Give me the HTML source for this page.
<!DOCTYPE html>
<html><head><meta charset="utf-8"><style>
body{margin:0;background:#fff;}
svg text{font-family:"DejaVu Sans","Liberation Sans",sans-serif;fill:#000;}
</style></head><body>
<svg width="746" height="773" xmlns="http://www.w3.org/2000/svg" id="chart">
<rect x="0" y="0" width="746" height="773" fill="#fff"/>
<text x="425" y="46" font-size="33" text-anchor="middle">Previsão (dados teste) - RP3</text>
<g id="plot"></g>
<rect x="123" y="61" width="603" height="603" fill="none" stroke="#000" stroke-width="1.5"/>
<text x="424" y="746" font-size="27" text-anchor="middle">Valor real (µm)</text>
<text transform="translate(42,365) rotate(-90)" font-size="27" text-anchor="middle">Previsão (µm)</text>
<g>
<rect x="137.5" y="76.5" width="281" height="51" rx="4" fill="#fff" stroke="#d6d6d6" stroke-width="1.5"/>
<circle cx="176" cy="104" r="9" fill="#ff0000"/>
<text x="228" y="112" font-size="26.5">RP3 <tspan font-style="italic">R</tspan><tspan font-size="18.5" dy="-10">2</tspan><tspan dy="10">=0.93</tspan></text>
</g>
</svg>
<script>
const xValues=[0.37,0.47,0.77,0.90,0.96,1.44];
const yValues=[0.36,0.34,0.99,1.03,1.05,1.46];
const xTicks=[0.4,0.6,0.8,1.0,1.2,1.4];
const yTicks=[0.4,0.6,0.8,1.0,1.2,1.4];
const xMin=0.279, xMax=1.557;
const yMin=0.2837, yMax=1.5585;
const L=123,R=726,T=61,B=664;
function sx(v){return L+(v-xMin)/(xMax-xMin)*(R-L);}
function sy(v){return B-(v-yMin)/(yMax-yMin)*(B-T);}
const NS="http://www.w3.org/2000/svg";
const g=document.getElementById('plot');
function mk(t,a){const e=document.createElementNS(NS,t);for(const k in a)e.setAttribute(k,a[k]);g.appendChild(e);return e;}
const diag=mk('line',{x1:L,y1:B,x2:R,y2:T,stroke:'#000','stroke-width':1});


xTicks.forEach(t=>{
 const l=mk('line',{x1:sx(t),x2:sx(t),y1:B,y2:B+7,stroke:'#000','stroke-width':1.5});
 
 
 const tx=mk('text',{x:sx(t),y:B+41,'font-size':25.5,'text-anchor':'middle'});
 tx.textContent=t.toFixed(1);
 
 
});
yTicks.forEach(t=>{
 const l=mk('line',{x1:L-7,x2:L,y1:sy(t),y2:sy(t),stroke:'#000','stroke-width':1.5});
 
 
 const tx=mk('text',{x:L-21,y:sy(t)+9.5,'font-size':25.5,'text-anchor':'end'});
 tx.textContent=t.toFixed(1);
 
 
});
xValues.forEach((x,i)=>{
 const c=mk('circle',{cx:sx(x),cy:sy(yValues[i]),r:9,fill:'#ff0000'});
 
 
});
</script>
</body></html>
● ● ● ● ● ● ●
Repeat the data above exactly.

Answer in full ->
Give me the HTML source for this page.
<!DOCTYPE html>
<html><head><meta charset="utf-8"><style>
body{margin:0;background:#fff;}
svg text{font-family:"DejaVu Sans","Liberation Sans",sans-serif;fill:#000;}
</style></head><body>
<svg width="746" height="773" xmlns="http://www.w3.org/2000/svg" id="chart">
<rect x="0" y="0" width="746" height="773" fill="#fff"/>
<text x="425" y="46" font-size="33" text-anchor="middle">Previsão (dados teste) - RP3</text>
<g id="plot"></g>
<rect x="123" y="61" width="603" height="603" fill="none" stroke="#000" stroke-width="1.5"/>
<text x="424" y="746" font-size="27" text-anchor="middle">Valor real (µm)</text>
<text transform="translate(42,365) rotate(-90)" font-size="27" text-anchor="middle">Previsão (µm)</text>
<g>
<rect x="137.5" y="76.5" width="281" height="51" rx="4" fill="#fff" stroke="#d6d6d6" stroke-width="1.5"/>
<circle cx="176" cy="104" r="9" fill="#ff0000"/>
<text x="228" y="112" font-size="26.5">RP3 <tspan font-style="italic">R</tspan><tspan font-size="18.5" dy="-10">2</tspan><tspan dy="10">=0.93</tspan></text>
</g>
</svg>
<script>
const xValues=[0.37,0.47,0.77,0.90,0.96,1.44];
const yValues=[0.36,0.34,0.99,1.03,1.05,1.46];
const xTicks=[0.4,0.6,0.8,1.0,1.2,1.4];
const yTicks=[0.4,0.6,0.8,1.0,1.2,1.4];
const xMin=0.279, xMax=1.557;
const yMin=0.2837, yMax=1.5585;
const L=123,R=726,T=61,B=664;
function sx(v){return L+(v-xMin)/(xMax-xMin)*(R-L);}
function sy(v){return B-(v-yMin)/(yMax-yMin)*(B-T);}
const NS="http://www.w3.org/2000/svg";
const g=document.getElementById('plot');
function mk(t,a){const e=document.createElementNS(NS,t);for(const k in a)e.setAttribute(k,a[k]);g.appendChild(e);return e;}
const diag=mk('line',{x1:L,y1:B,x2:R,y2:T,stroke:'#000','stroke-width':1});


xTicks.forEach(t=>{
 const l=mk('line',{x1:sx(t),x2:sx(t),y1:B,y2:B+7,stroke:'#000','stroke-width':1.5});
 
 
 const tx=mk('text',{x:sx(t),y:B+41,'font-size':25.5,'text-anchor':'middle'});
 tx.textContent=t.toFixed(1);
 
 
});
yTicks.forEach(t=>{
 const l=mk('line',{x1:L-7,x2:L,y1:sy(t),y2:sy(t),stroke:'#000','stroke-width':1.5});
 
 
 const tx=mk('text',{x:L-21,y:sy(t)+9.5,'font-size':25.5,'text-anchor':'end'});
 tx.textContent=t.toFixed(1);
 
 
});
xValues.forEach((x,i)=>{
 const c=mk('circle',{cx:sx(x),cy:sy(yValues[i]),r:9,fill:'#ff0000'});
 
 
});
</script>
</body></html>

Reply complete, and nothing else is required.